Bus route in Birmingham, England

West Midlands Bus route 50 operates in Birmingham, England. It operates from Central Birmingham to Druids Heath via Moseley, Kings Heath and Maypole along Alcester Road, it is one of the busiest bus routes in Europe. Route 50 was introduced in 1949 and is currently served by National Express West Midlands and Diamond West Midlands.

==History==
Route 50 was introduced by Birmingham City Transport between the City Centre and Maypole in October 1949 to replace a withdrawn tram route. It was supplemented by route 49 which ran as far as Moseley or Kings Heath (via Leopold Street rather than Bradford Street) and route 48 which ran Gooch Street, Clevedon Road and Salisbury Road to Moseley then Alcester Road to the Maypole. The latter was extended to the new Druids Heath estate in July 1966.

Route 49 ceased in May 1975 when West Midlands Passenger Transport Executive linked it to route 35, the new service adopting the latter number whilst being also further extended to Pool Farm (the 35 previously ran Kings Heath to Brandwood only). In the 1980s, route 48 was also withdrawn with route 35 instead covering the Gooch St / Salisbury Rd section and route 50 extended to Druids Heath.

Following deregulation Your Bus additionally operated on the route numbered 50Y before they were taken over by the successor to WMPTE operations, West Midlands Travel in 1993 who continued to run 50Y services until their Travel Your Bus subsidiary until as late as 2001.

In 1998, route 50 became the first Travel West Midlands route to be operated using low-floor double-deck buses, however the first low-floor double-deck journey in the United Kingdom was operated a few hours prior by Abus. The Optare Spectra buses bought specifically for the route were replaced by Alexander ALX400 bodied Volvo B7TLs in February 2001. It celebrated its 50th anniversary later in the same year.

People's Express operated a rival service before being taken over by Diamond Bus; Diamond continue to operate on the route.
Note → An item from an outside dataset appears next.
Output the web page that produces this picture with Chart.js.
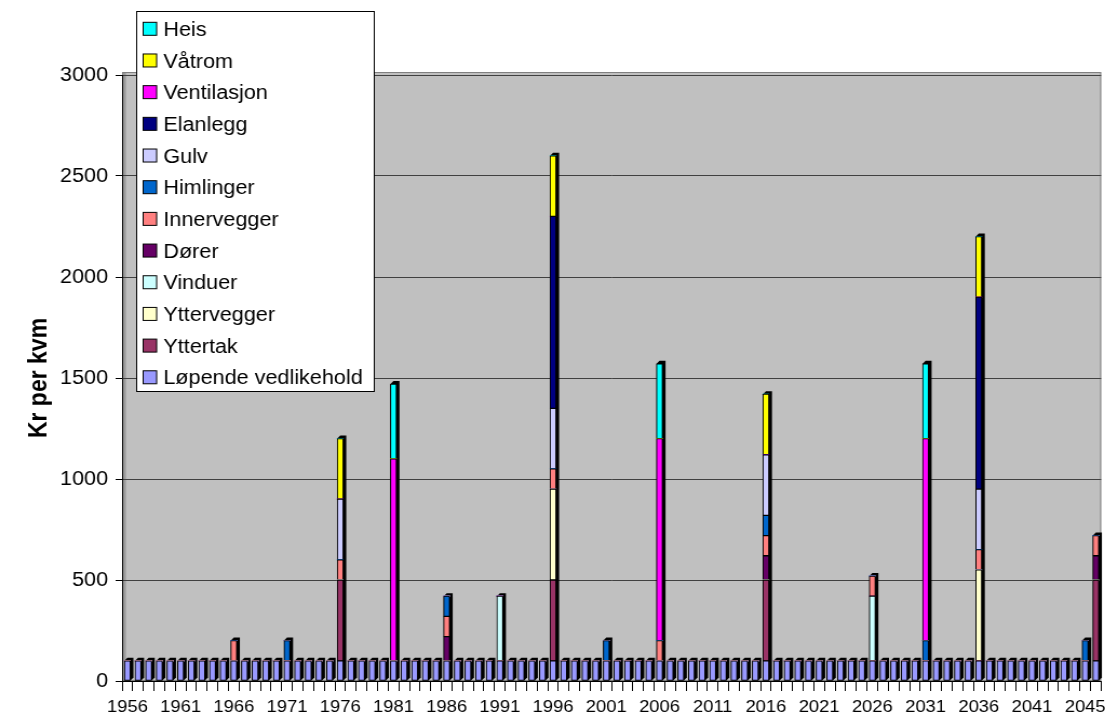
<!DOCTYPE html>
<html>
<head>
<meta charset="utf-8">
<script src="https://cdn.jsdelivr.net/npm/chart.js@4/dist/chart.umd.min.js"></script>
<style>
  html, body { margin: 0; padding: 0; background: #fff; overflow: hidden; }
  /* the drawing is laid out 1023px wide and widened to 1105px */
  #wrap { width: 1023px; height: 715px; transform: scaleX(1.0802); transform-origin: 0 0; }
  canvas { display: block; }
</style>
</head>
<body>
<div id="wrap"><canvas id="c" width="1023" height="715"></canvas></div>
<script>
// Years on the category axis
const years = [
  1956, 1957, 1958, 1959, 1960, 1961, 1962, 1963, 1964, 1965,
  1966, 1967, 1968, 1969, 1970, 1971, 1972, 1973, 1974, 1975,
  1976, 1977, 1978, 1979, 1980, 1981, 1982, 1983, 1984, 1985,
  1986, 1987, 1988, 1989, 1990, 1991, 1992, 1993, 1994, 1995,
  1996, 1997, 1998, 1999, 2000, 2001, 2002, 2003, 2004, 2005,
  2006, 2007, 2008, 2009, 2010, 2011, 2012, 2013, 2014, 2015,
  2016, 2017, 2018, 2019, 2020, 2021, 2022, 2023, 2024, 2025,
  2026, 2027, 2028, 2029, 2030, 2031, 2032, 2033, 2034, 2035,
  2036, 2037, 2038, 2039, 2040, 2041, 2042, 2043, 2044, 2045,
  2046, 2047
];

// Labels printed under every fifth year
const tickLabels = ['1956', '1961', '1966', '1971', '1976', '1981', '1986', '1991', '1996',
  '2001', '2006', '2011', '2016', '2021', '2026', '2031', '2036', '2041', '2045'];

// Kr per kvm, one value per year
const lopendeVedlikehold = [
  100, 100, 100, 100, 100, 100, 100, 100, 100, 100,
  100, 100, 100, 100, 100, 100, 100, 100, 100, 100,
  100, 100, 100, 100, 100, 100, 100, 100, 100, 100,
  100, 100, 100, 100, 100, 100, 100, 100, 100, 100,
  100, 100, 100, 100, 100, 100, 100, 100, 100, 100,
  100, 100, 100, 100, 100, 100, 100, 100, 100, 100,
  100, 100, 100, 100, 100, 100, 100, 100, 100, 100,
  100, 100, 100, 100, 100, 100, 100, 100, 100, 100,
  100, 100, 100, 100, 100, 100, 100, 100, 100, 100,
  100, 100
];
const yttertak = [
  0, 0, 0, 0, 0, 0, 0, 0, 0, 0,
  0, 0, 0, 0, 0, 0, 0, 0, 0, 0,
  400, 0, 0, 0, 0, 0, 0, 0, 0, 0,
  0, 0, 0, 0, 0, 0, 0, 0, 0, 0,
  400, 0, 0, 0, 0, 0, 0, 0, 0, 0,
  0, 0, 0, 0, 0, 0, 0, 0, 0, 0,
  400, 0, 0, 0, 0, 0, 0, 0, 0, 0,
  0, 0, 0, 0, 0, 0, 0, 0, 0, 0,
  0, 0, 0, 0, 0, 0, 0, 0, 0, 0,
  0, 400
];
const yttervegger = [
  0, 0, 0, 0, 0, 0, 0, 0, 0, 0,
  0, 0, 0, 0, 0, 0, 0, 0, 0, 0,
  0, 0, 0, 0, 0, 0, 0, 0, 0, 0,
  0, 0, 0, 0, 0, 0, 0, 0, 0, 0,
  450, 0, 0, 0, 0, 0, 0, 0, 0, 0,
  0, 0, 0, 0, 0, 0, 0, 0, 0, 0,
  0, 0, 0, 0, 0, 0, 0, 0, 0, 0,
  0, 0, 0, 0, 0, 0, 0, 0, 0, 0,
  450, 0, 0, 0, 0, 0, 0, 0, 0, 0,
  0, 0
];
const vinduer = [
  0, 0, 0, 0, 0, 0, 0, 0, 0, 0,
  0, 0, 0, 0, 0, 0, 0, 0, 0, 0,
  0, 0, 0, 0, 0, 0, 0, 0, 0, 0,
  0, 0, 0, 0, 0, 320, 0, 0, 0, 0,
  0, 0, 0, 0, 0, 0, 0, 0, 0, 0,
  0, 0, 0, 0, 0, 0, 0, 0, 0, 0,
  0, 0, 0, 0, 0, 0, 0, 0, 0, 0,
  320, 0, 0, 0, 0, 0, 0, 0, 0, 0,
  0, 0, 0, 0, 0, 0, 0, 0, 0, 0,
  0, 0
];
const dorer = [
  0, 0, 0, 0, 0, 0, 0, 0, 0, 0,
  0, 0, 0, 0, 0, 0, 0, 0, 0, 0,
  0, 0, 0, 0, 0, 0, 0, 0, 0, 0,
  120, 0, 0, 0, 0, 0, 0, 0, 0, 0,
  0, 0, 0, 0, 0, 0, 0, 0, 0, 0,
  0, 0, 0, 0, 0, 0, 0, 0, 0, 0,
  120, 0, 0, 0, 0, 0, 0, 0, 0, 0,
  0, 0, 0, 0, 0, 0, 0, 0, 0, 0,
  0, 0, 0, 0, 0, 0, 0, 0, 0, 0,
  0, 120
];
const innervegger = [
  0, 0, 0, 0, 0, 0, 0, 0, 0, 0,
  100, 0, 0, 0, 0, 0, 0, 0, 0, 0,
  100, 0, 0, 0, 0, 0, 0, 0, 0, 0,
  100, 0, 0, 0, 0, 0, 0, 0, 0, 0,
  100, 0, 0, 0, 0, 0, 0, 0, 0, 0,
  100, 0, 0, 0, 0, 0, 0, 0, 0, 0,
  100, 0, 0, 0, 0, 0, 0, 0, 0, 0,
  100, 0, 0, 0, 0, 0, 0, 0, 0, 0,
  100, 0, 0, 0, 0, 0, 0, 0, 0, 0,
  0, 100
];
const himlinger = [
  0, 0, 0, 0, 0, 0, 0, 0, 0, 0,
  0, 0, 0, 0, 0, 100, 0, 0, 0, 0,
  0, 0, 0, 0, 0, 0, 0, 0, 0, 0,
  100, 0, 0, 0, 0, 0, 0, 0, 0, 0,
  0, 0, 0, 0, 0, 100, 0, 0, 0, 0,
  0, 0, 0, 0, 0, 0, 0, 0, 0, 0,
  100, 0, 0, 0, 0, 0, 0, 0, 0, 0,
  0, 0, 0, 0, 0, 100, 0, 0, 0, 0,
  0, 0, 0, 0, 0, 0, 0, 0, 0, 0,
  100, 0
];
const gulv = [
  0, 0, 0, 0, 0, 0, 0, 0, 0, 0,
  0, 0, 0, 0, 0, 0, 0, 0, 0, 0,
  300, 0, 0, 0, 0, 0, 0, 0, 0, 0,
  0, 0, 0, 0, 0, 0, 0, 0, 0, 0,
  300, 0, 0, 0, 0, 0, 0, 0, 0, 0,
  0, 0, 0, 0, 0, 0, 0, 0, 0, 0,
  300, 0, 0, 0, 0, 0, 0, 0, 0, 0,
  0, 0, 0, 0, 0, 0, 0, 0, 0, 0,
  300, 0, 0, 0, 0, 0, 0, 0, 0, 0,
  0, 0
];
const elanlegg = [
  0, 0, 0, 0, 0, 0, 0, 0, 0, 0,
  0, 0, 0, 0, 0, 0, 0, 0, 0, 0,
  0, 0, 0, 0, 0, 0, 0, 0, 0, 0,
  0, 0, 0, 0, 0, 0, 0, 0, 0, 0,
  950, 0, 0, 0, 0, 0, 0, 0, 0, 0,
  0, 0, 0, 0, 0, 0, 0, 0, 0, 0,
  0, 0, 0, 0, 0, 0, 0, 0, 0, 0,
  0, 0, 0, 0, 0, 0, 0, 0, 0, 0,
  950, 0, 0, 0, 0, 0, 0, 0, 0, 0,
  0, 0
];
const ventilasjon = [
  0, 0, 0, 0, 0, 0, 0, 0, 0, 0,
  0, 0, 0, 0, 0, 0, 0, 0, 0, 0,
  0, 0, 0, 0, 0, 1000, 0, 0, 0, 0,
  0, 0, 0, 0, 0, 0, 0, 0, 0, 0,
  0, 0, 0, 0, 0, 0, 0, 0, 0, 0,
  1000, 0, 0, 0, 0, 0, 0, 0, 0, 0,
  0, 0, 0, 0, 0, 0, 0, 0, 0, 0,
  0, 0, 0, 0, 0, 1000, 0, 0, 0, 0,
  0, 0, 0, 0, 0, 0, 0, 0, 0, 0,
  0, 0
];
const vatrom = [
  0, 0, 0, 0, 0, 0, 0, 0, 0, 0,
  0, 0, 0, 0, 0, 0, 0, 0, 0, 0,
  300, 0, 0, 0, 0, 0, 0, 0, 0, 0,
  0, 0, 0, 0, 0, 0, 0, 0, 0, 0,
  300, 0, 0, 0, 0, 0, 0, 0, 0, 0,
  0, 0, 0, 0, 0, 0, 0, 0, 0, 0,
  300, 0, 0, 0, 0, 0, 0, 0, 0, 0,
  0, 0, 0, 0, 0, 0, 0, 0, 0, 0,
  300, 0, 0, 0, 0, 0, 0, 0, 0, 0,
  0, 0
];
const heis = [
  0, 0, 0, 0, 0, 0, 0, 0, 0, 0,
  0, 0, 0, 0, 0, 0, 0, 0, 0, 0,
  0, 0, 0, 0, 0, 370, 0, 0, 0, 0,
  0, 0, 0, 0, 0, 0, 0, 0, 0, 0,
  0, 0, 0, 0, 0, 0, 0, 0, 0, 0,
  370, 0, 0, 0, 0, 0, 0, 0, 0, 0,
  0, 0, 0, 0, 0, 0, 0, 0, 0, 0,
  0, 0, 0, 0, 0, 370, 0, 0, 0, 0,
  0, 0, 0, 0, 0, 0, 0, 0, 0, 0,
  0, 0
];

const seriesNames = ['Løpende vedlikehold', 'Yttertak', 'Yttervegger', 'Vinduer', 'Dører',
  'Innervegger', 'Himlinger', 'Gulv', 'Elanlegg', 'Ventilasjon', 'Våtrom', 'Heis'];
const seriesValues = [lopendeVedlikehold, yttertak, yttervegger, vinduer, dorer,
  innervegger, himlinger, gulv, elanlegg, ventilasjon, vatrom, heis];
const seriesColors = ['#9999FF', '#993366', '#FFFFCC', '#CCFFFF', '#660066',
  '#FF8080', '#0066CC', '#CCCCFF', '#000080', '#FF00FF', '#FFFF00', '#00FFFF'];

const FONT = '"Liberation Sans", Arial, Helvetica, sans-serif';
const DEPTH_X = 2.8;   // extrusion of the columns
const DEPTH_Y = 3;

// gray back wall behind the plot
const wallPlugin = {
  id: 'wall',
  beforeDraw(chart) {
    const { ctx, chartArea: a } = chart;
    ctx.save();
    ctx.fillStyle = '#C0C0C0';
    ctx.fillRect(a.left, a.top - 3, a.right - a.left, a.bottom - a.top + 3);
    ctx.fillStyle = '#9A9A9A';
    ctx.fillRect(a.left, a.top - 3, 3.5, a.bottom - a.top + 3);
    ctx.strokeStyle = '#808080';
    ctx.lineWidth = 1;
    ctx.strokeRect(a.left + 0.5, a.top - 2.5, a.right - a.left - 1, a.bottom - a.top + 2);
    ctx.restore();
  }
};

// dark side and top faces of every column stack
const depthPlugin = {
  id: 'depth',
  beforeDatasetsDraw(chart) {
    const ctx = chart.ctx;
    const metas = chart.data.datasets.map((d, k) => chart.getDatasetMeta(k));
    ctx.save();
    ctx.fillStyle = '#000';
    years.forEach((y, i) => {
      let top = Infinity, bottom = -Infinity, left = 0, right = 0;
      metas.forEach((m, k) => {
        const v = chart.data.datasets[k].data[i];
        const el = m.data[i];
        if (!v || !el) return;
        top = Math.min(top, el.y);
        bottom = Math.max(bottom, el.base);
        left = el.x - el.width / 2;
        right = el.x + el.width / 2;
      });
      if (top === Infinity) return;
      ctx.beginPath();
      ctx.moveTo(left, top);
      ctx.lineTo(left + DEPTH_X, top - DEPTH_Y);
      ctx.lineTo(right + DEPTH_X, top - DEPTH_Y);
      ctx.lineTo(right + DEPTH_X, bottom - DEPTH_Y);
      ctx.lineTo(right, bottom);
      ctx.lineTo(left, bottom);
      ctx.closePath();
      ctx.fill();
    });
    ctx.restore();
  }
};

// legend box drawn over the upper left of the plot
const legendPlugin = {
  id: 'boxLegend',
  afterDraw(chart) {
    const ctx = chart.ctx;
    const box = { x: 126, y: 11, w: 221, h: 381 };
    ctx.save();
    ctx.fillStyle = '#fff';
    ctx.fillRect(box.x, box.y, box.w, box.h);
    ctx.strokeStyle = '#000';
    ctx.lineWidth = 1;
    ctx.strokeRect(box.x + 0.5, box.y + 0.5, box.w - 1, box.h - 1);
    ctx.font = '20px ' + FONT;
    ctx.textBaseline = 'alphabetic';
    const items = chart.data.datasets.slice().reverse();
    items.forEach((ds, k) => {
      const cy = 28.8 + k * 31.68;
      ctx.fillStyle = ds.backgroundColor;
      ctx.fillRect(132.5, cy - 6.5, 12.5, 13);
      ctx.strokeStyle = '#000';
      ctx.strokeRect(132.5, cy - 6.5, 12.5, 13);
      ctx.fillStyle = '#000';
      ctx.fillText(ds.label, 151.2, cy + 7.2);
    });
    ctx.restore();
  }
};

const datasets = seriesNames.map((name, k) => ({
  label: name,
  data: seriesValues[k],
  backgroundColor: seriesColors[k],
  borderColor: '#000',
  borderWidth: c => (c.raw ? 1 : 0),
  borderSkipped: false,
  barThickness: 5.6
}));

new Chart(document.getElementById('c'), {
  type: 'bar',
  data: { labels: years, datasets },
  plugins: [wallPlugin, depthPlugin, legendPlugin],
  options: {
    responsive: false,
    animation: false,
    devicePixelRatio: 1,
    layout: { padding: { top: 75, right: 3.6, left: 0, bottom: 0 } },
    plugins: { legend: { display: false }, tooltip: { enabled: false } },
    scales: {
      x: {
        stacked: true,
        offset: true,
        grid: { display: true, drawOnChartArea: false, drawTicks: true, tickLength: 10, tickColor: '#000', offset: true },
        border: { display: true, color: '#000', width: 1 },
        ticks: {
          autoSkip: false, maxRotation: 0, minRotation: 0, padding: 6, color: '#000',
          font: { family: FONT, size: 17 },
          callback: (v, i) => (i % 5 === 0 ? tickLabels[i / 5] : '')
        },
        afterFit: s => { s.height = 34; }
      },
      y: {
        stacked: true,
        min: 0,
        max: 3000,
        grid: { color: '#404040', lineWidth: 1, tickLength: 6, tickColor: '#000' },
        border: { display: true, color: '#000', width: 1 },
        ticks: {
          stepSize: 500, padding: 7, color: '#000',
          font: { family: FONT, size: 20 },
          callback: v => String(v)
        },
        title: {
          display: true, text: 'Kr per kvm', color: '#000',
          font: { family: FONT, size: 23, weight: 'bold' },
          padding: { top: 23, bottom: 0 }
        },
        afterFit: s => { s.width = 113; }
      }
    }
  }
});
</script>
</body>
</html>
In October 2006, Sunrise Travel commenced operating services on route 50, but withdrew the service a couple of months later. The Green Bus also competed on the route in 2013 and 2014, but withdrew their service on the route in December 2014.

National Express West Midlands commenced operating a 24-hour service on the route on 20 July 2014. New Alexander Dennis Enviro400 were introduced on route 50 in February 2008, replacing Alexander ALX400 bodied Dennis Trident 2s.

Route 50 is claimed by National Express to be one of the busiest routes in Europe. This, however has been disputed, with some claiming that the Greater Manchester bus route 192 is more frequent.

In early 2015, route 50 received new Alexander Dennis Enviro400 MMC buses. In late 2018, the route was upgraded to the Platinum specification buses.

It is proposed by Network West Midlands that the 50 is converted to a cross city service, to be merged with a Dudley - Birmingham via Cape Hill service.